### TASK DIRECTIONS
Retype only what runs from the beginning of the data through the line with "import plotly.graph_objects as go"; please omit the pictures and keep every line exact.

### COLLECTED DATA
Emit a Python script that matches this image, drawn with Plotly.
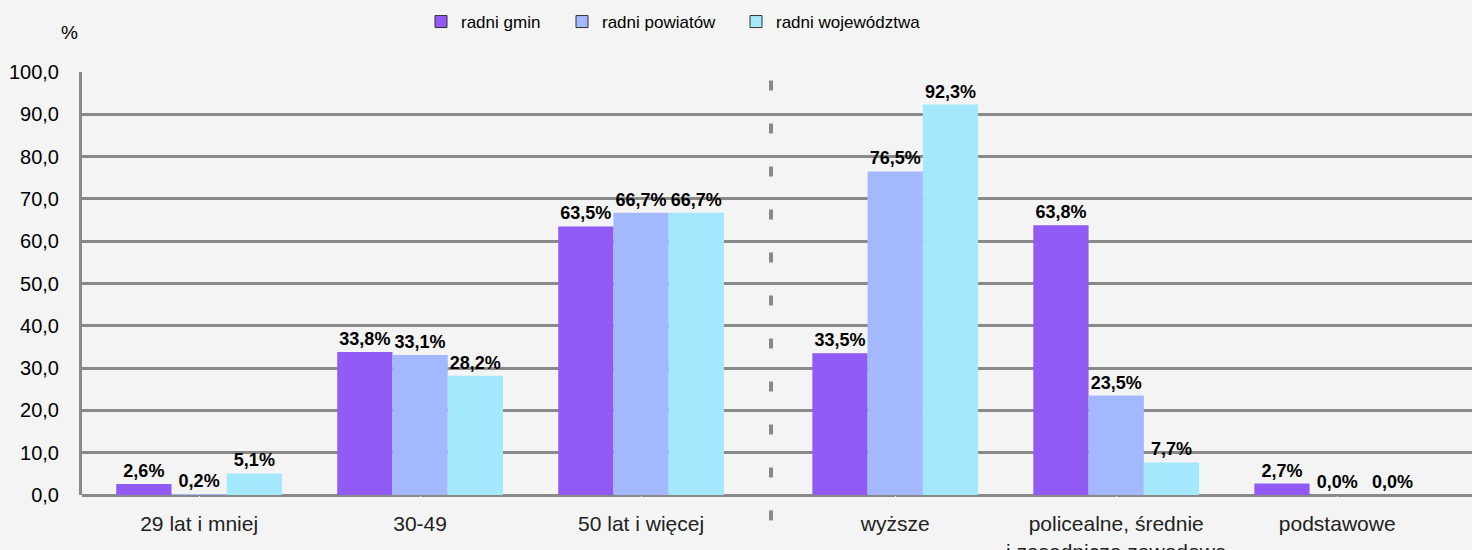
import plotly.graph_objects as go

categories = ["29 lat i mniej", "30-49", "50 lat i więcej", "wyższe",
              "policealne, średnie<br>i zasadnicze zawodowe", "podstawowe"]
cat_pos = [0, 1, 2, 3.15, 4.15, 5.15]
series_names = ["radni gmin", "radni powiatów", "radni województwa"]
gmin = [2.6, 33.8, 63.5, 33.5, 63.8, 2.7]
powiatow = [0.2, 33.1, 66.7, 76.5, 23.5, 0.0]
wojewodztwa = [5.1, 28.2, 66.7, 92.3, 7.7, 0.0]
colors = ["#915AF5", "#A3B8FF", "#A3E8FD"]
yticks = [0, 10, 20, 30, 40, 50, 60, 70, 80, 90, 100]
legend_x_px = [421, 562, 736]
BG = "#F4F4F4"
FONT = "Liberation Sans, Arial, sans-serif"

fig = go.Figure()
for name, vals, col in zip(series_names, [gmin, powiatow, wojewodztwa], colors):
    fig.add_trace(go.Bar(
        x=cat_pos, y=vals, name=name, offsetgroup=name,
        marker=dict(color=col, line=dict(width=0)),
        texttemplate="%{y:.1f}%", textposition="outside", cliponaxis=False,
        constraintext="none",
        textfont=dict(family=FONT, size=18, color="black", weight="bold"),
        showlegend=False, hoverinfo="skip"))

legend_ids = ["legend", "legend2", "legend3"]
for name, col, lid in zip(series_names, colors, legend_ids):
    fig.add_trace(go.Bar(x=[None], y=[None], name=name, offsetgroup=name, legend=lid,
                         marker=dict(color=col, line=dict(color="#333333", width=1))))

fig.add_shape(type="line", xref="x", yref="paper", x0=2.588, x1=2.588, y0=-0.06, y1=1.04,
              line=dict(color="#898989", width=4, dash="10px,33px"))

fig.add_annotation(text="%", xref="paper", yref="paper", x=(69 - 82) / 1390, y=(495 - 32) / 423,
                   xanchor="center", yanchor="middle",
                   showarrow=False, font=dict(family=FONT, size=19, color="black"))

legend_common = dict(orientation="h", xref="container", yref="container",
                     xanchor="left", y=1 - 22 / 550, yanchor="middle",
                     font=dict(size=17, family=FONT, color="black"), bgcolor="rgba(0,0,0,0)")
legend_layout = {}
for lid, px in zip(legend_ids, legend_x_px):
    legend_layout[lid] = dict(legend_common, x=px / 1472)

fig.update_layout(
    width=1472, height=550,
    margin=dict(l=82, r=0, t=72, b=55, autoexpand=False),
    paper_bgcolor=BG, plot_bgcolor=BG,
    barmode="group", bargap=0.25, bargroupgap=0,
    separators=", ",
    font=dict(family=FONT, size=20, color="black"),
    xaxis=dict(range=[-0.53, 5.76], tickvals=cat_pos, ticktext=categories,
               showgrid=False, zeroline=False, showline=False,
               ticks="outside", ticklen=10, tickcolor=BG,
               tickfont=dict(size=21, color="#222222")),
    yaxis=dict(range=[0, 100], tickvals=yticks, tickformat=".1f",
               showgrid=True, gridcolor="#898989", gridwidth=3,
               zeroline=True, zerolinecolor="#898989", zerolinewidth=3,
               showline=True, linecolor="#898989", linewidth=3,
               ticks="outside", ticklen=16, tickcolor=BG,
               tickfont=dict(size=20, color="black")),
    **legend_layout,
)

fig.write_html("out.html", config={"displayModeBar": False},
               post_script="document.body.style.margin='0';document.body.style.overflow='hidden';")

### THE OUTPUT
Emit a Python script that matches this image, drawn with Plotly.
import plotly.graph_objects as go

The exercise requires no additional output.